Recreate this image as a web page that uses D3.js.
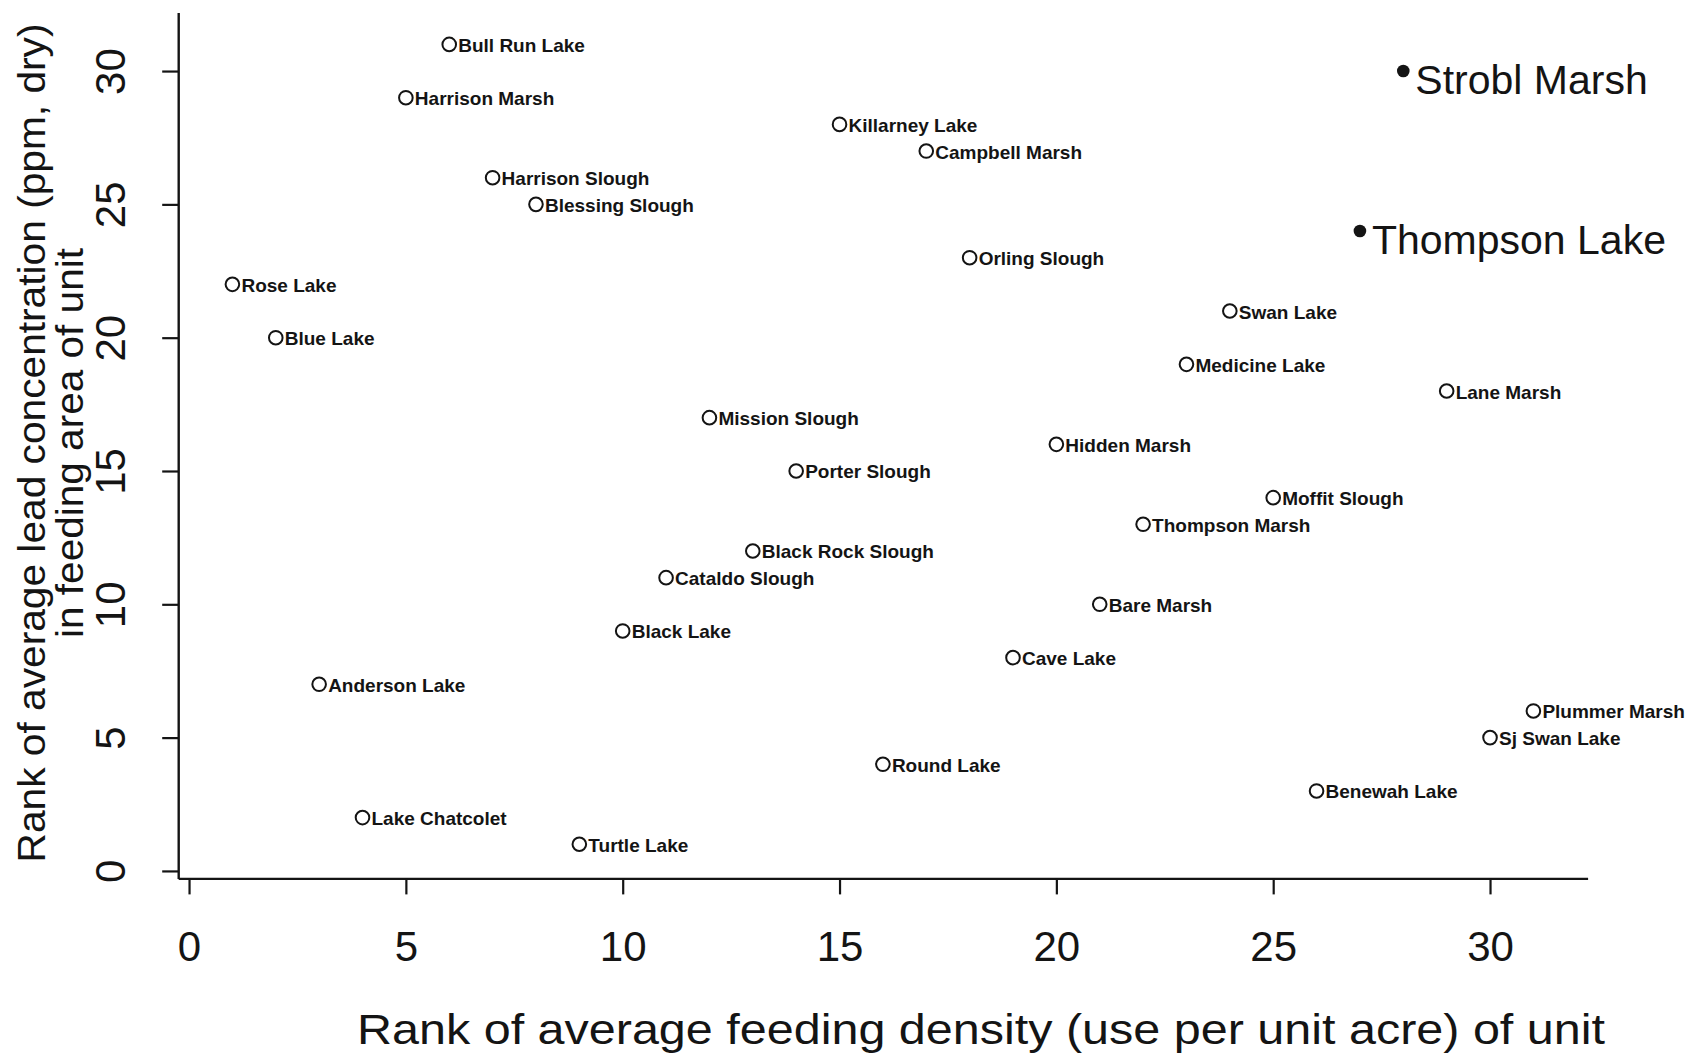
<!DOCTYPE html>
<html><head><meta charset="utf-8">
<script src="https://cdn.jsdelivr.net/npm/d3@7"></script>
<style>html,body{margin:0;padding:0;background:#fff;overflow:hidden}svg{display:block}</style>
</head><body><svg id="c" width="1690" height="1055"></svg>
<script>
// ---- data ----
const sites = ["Rose Lake","Blue Lake","Anderson Lake","Lake Chatcolet","Harrison Marsh","Bull Run Lake",
  "Harrison Slough","Blessing Slough","Turtle Lake","Black Lake","Cataldo Slough","Mission Slough",
  "Black Rock Slough","Porter Slough","Killarney Lake","Round Lake","Campbell Marsh","Orling Slough",
  "Cave Lake","Hidden Marsh","Bare Marsh","Thompson Marsh","Medicine Lake","Swan Lake","Moffit Slough",
  "Benewah Lake","Thompson Lake","Strobl Marsh","Lane Marsh","Sj Swan Lake","Plummer Marsh"];
const feedingRank = [1,2,3,4,5,6,7,8,9,10,11,12,13,14,15,16,17,18,19,20,21,22,23,24,25,26,27,28,29,30,31];
const leadRank    = [22,20,7,2,29,31,26,25,1,9,11,17,12,15,28,4,27,23,8,16,10,13,19,21,14,3,24,30,18,5,6];
const highlighted = ["Strobl Marsh","Thompson Lake"];
const xTicks = [0,5,10,15,20,25,30];
const yTicks = [0,5,10,15,20,25,30];
const xTitle = "Rank of average feeding density (use per unit acre) of unit";
const yTitle = ["Rank of average lead concentration (ppm, dry)","in feeding area of unit"];

// ---- chart ----
const svg = d3.select("#c");
const FONT = "'Liberation Sans', Arial, Helvetica, sans-serif";
const ink = "#141414";
const x = d3.scaleLinear().domain([-0.25, 32.25]).range([178.2, 1587.6]);
const y = d3.scaleLinear().domain([-0.28, 32.2]).range([878.4, 12.4]);

const pts = sites.map((s,i)=>({name:s, fx:feedingRank[i], ly:leadRank[i], hi: highlighted.includes(s)}));

// x axis
const gx = svg.append("g").attr("transform",`translate(0,${y.range()[0]})`)
  .call(d3.axisBottom(x).tickValues(xTicks).tickSize(16).tickSizeOuter(0).tickFormat(d3.format("d")));
gx.select(".domain").attr("stroke",ink).attr("stroke-width",2.4);
gx.selectAll(".tick line").attr("stroke",ink).attr("stroke-width",2.2);
gx.selectAll(".tick text").attr("y",68).attr("dy",null).attr("dominant-baseline","central")
  .attr("font-family",FONT).attr("font-size",42).attr("fill",ink);

// y axis
const gy = svg.append("g").attr("transform",`translate(${x.range()[0]},0)`)
  .call(d3.axisLeft(y).tickValues(yTicks).tickSize(16).tickSizeOuter(0).tickFormat(d3.format("d")));
gy.select(".domain").attr("stroke",ink).attr("stroke-width",2.4);
gy.selectAll(".tick line").attr("stroke",ink).attr("stroke-width",2.2);
gy.selectAll(".tick text").attr("x",null).attr("dy",null)
  .attr("transform","translate(-68,0) rotate(-90)")
  .attr("text-anchor","middle").attr("dominant-baseline","central")
  .attr("font-family",FONT).attr("font-size",42).attr("fill",ink);
svg.selectAll(".domain").attr("fill","none");

// axis titles
svg.append("text").attr("x",357).attr("y",1044)
  .attr("font-family",FONT).attr("font-size",43).attr("fill",ink)
  .attr("textLength",1248).attr("lengthAdjust","spacingAndGlyphs").text(xTitle);
const yTitleBase = [45, 83];
const yTitleLen = [839, 390];
yTitle.forEach((t,i)=>{
  svg.append("text").attr("transform",`translate(${yTitleBase[i]},443) rotate(-90)`)
    .attr("text-anchor","middle").attr("font-family",FONT).attr("font-size",38).attr("fill",ink)
    .attr("textLength",yTitleLen[i]).attr("lengthAdjust","spacingAndGlyphs").text(t);
});

// points
const g = svg.append("g");
g.selectAll("circle").data(pts).join("circle")
  .attr("cx",d=>x(d.fx)).attr("cy",d=>y(d.ly))
  .attr("r",d=>d.hi?6.3:6.8)
  .attr("fill",d=>d.hi?ink:"#fff").attr("stroke",ink).attr("stroke-width",d=>d.hi?0:2);
g.selectAll("text").data(pts).join("text")
  .attr("x",d=>x(d.fx)+(d.hi?12:9)).attr("y",d=>y(d.ly)+(d.hi?23:7.5))
  .attr("font-family",FONT).attr("font-size",d=>d.hi?41:19).attr("font-weight",d=>d.hi?400:700)
  .attr("fill",ink).text(d=>d.name);
</script></body></html>
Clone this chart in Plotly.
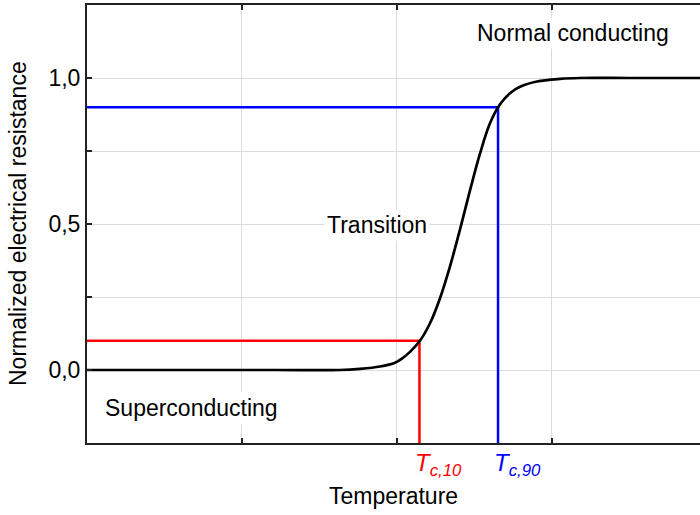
import plotly.graph_objects as go

# Data
temperature = [0.0, 1.2, 1.632, 1.761, 1.890, 1.987, 2.039, 2.084, 2.148, 2.213, 2.277,
               2.342, 2.406, 2.471, 2.535, 2.600, 2.665, 2.729, 2.794, 2.903, 3.052,
               3.181, 3.5, 3.955]
resistance = [0.0, 0.0, 0.0, 0.004, 0.012, 0.025, 0.042, 0.062, 0.10, 0.16, 0.245,
              0.355, 0.48, 0.615, 0.74, 0.845, 0.91, 0.948, 0.970, 0.988, 0.997,
              1.0, 1.0, 1.0]

tc10_x, tc10_y = 2.145, 0.1
tc90_x, tc90_y = 2.652, 0.9
y_min, y_max = -0.25, 1.25
x_min, x_max = 0.0, 3.955

y_tickvals = [0.0, 0.25, 0.5, 0.75, 1.0]
y_ticktext = ["0,0", "", "0,5", "", "1,0"]
x_tickvals = [1, 2, 3]

region_labels = ["Normal conducting", "Transition", "Superconducting"]
region_x = [3.135, 1.871, 0.677]
region_y = [1.154, 0.497, -0.130]

FONT = "Liberation Sans, Arial, sans-serif"
FS = 23

fig = go.Figure()

fig.add_trace(go.Scatter(x=[x_min, tc10_x, tc10_x], y=[tc10_y, tc10_y, y_min],
                         mode="lines", line=dict(color="#ff0000", width=2.5),
                         showlegend=False, hoverinfo="skip", cliponaxis=False))
fig.add_trace(go.Scatter(x=[x_min, tc90_x, tc90_x], y=[tc90_y, tc90_y, y_min],
                         mode="lines", line=dict(color="#0000ff", width=2.5),
                         showlegend=False, hoverinfo="skip", cliponaxis=False))
fig.add_trace(go.Scatter(x=temperature, y=resistance, mode="lines",
                         line=dict(color="black", width=2.7, shape="spline", smoothing=1.0),
                         showlegend=False))

annotations = []
for t, xx, yy in zip(region_labels, region_x, region_y):
    annotations.append(dict(x=xx, y=yy, xref="x", yref="y", text=t, showarrow=False,
                            font=dict(family=FONT, size=FS, color="black"),
                            bgcolor="white", borderpad=2))

for tx, col, lab in [(tc10_x, "#ff0000", "c,10"), (tc90_x, "#0000ff", "c,90")]:
    annotations.append(dict(x=tx, y=0, xref="x", yref="paper",
                            text="<i>T<sub>" + lab + "</sub></i>", showarrow=False,
                            xanchor="left", yanchor="top", xshift=-6, yshift=-4,
                            font=dict(family=FONT, size=24, color=col)))

# Axis titles
annotations.append(dict(x=0.5, y=(443 - 496) / 438, xref="paper", yref="paper",
                        text="Temperature", xanchor="center", yanchor="middle",
                        showarrow=False, font=dict(family=FONT, size=FS, color="black")))
annotations.append(dict(x=(18 - 87) / 613, y=0.5, xref="paper", yref="paper",
                        text="Normalized electrical resistance", textangle=-90,
                        xanchor="center", yanchor="middle", showarrow=False,
                        font=dict(family=FONT, size=FS, color="black")))

fig.update_layout(
    width=700, height=515,
    margin=dict(l=87, r=0, t=5, b=72),
    plot_bgcolor="white", paper_bgcolor="white",
    font=dict(family=FONT, size=FS, color="black"),
    annotations=annotations,
    xaxis=dict(range=[x_min, x_max], tickvals=x_tickvals, showticklabels=False,
               ticks="inside", ticklen=5, tickcolor="#222", tickwidth=1.5,
               showgrid=True, gridcolor="#dcdcdc", gridwidth=1,
               showline=True, linecolor="#222", linewidth=2, mirror="ticks",
               zeroline=False),
    yaxis=dict(range=[y_min, y_max], tickvals=y_tickvals, ticktext=y_ticktext,
               ticks="inside", ticklen=5, tickcolor="#222", tickwidth=1.5,
               showgrid=True, gridcolor="#dcdcdc", gridwidth=1,
               showline=True, linecolor="#222", linewidth=2,
               zeroline=False, tickfont=dict(family=FONT, size=FS)),
)

fig.write_html("out.html")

DO THIS
Looking above, find the stretch of lines that opens with the one holding "Clone this chart in Plotly." and closes with the one holding "1.0, 1.0, 1.0]". Copy it exactly, pictures excluded.

RESULT
Clone this chart in Plotly.
import plotly.graph_objects as go

# Data
temperature = [0.0, 1.2, 1.632, 1.761, 1.890, 1.987, 2.039, 2.084, 2.148, 2.213, 2.277,
               2.342, 2.406, 2.471, 2.535, 2.600, 2.665, 2.729, 2.794, 2.903, 3.052,
               3.181, 3.5, 3.955]
resistance = [0.0, 0.0, 0.0, 0.004, 0.012, 0.025, 0.042, 0.062, 0.10, 0.16, 0.245,
              0.355, 0.48, 0.615, 0.74, 0.845, 0.91, 0.948, 0.970, 0.988, 0.997,
              1.0, 1.0, 1.0]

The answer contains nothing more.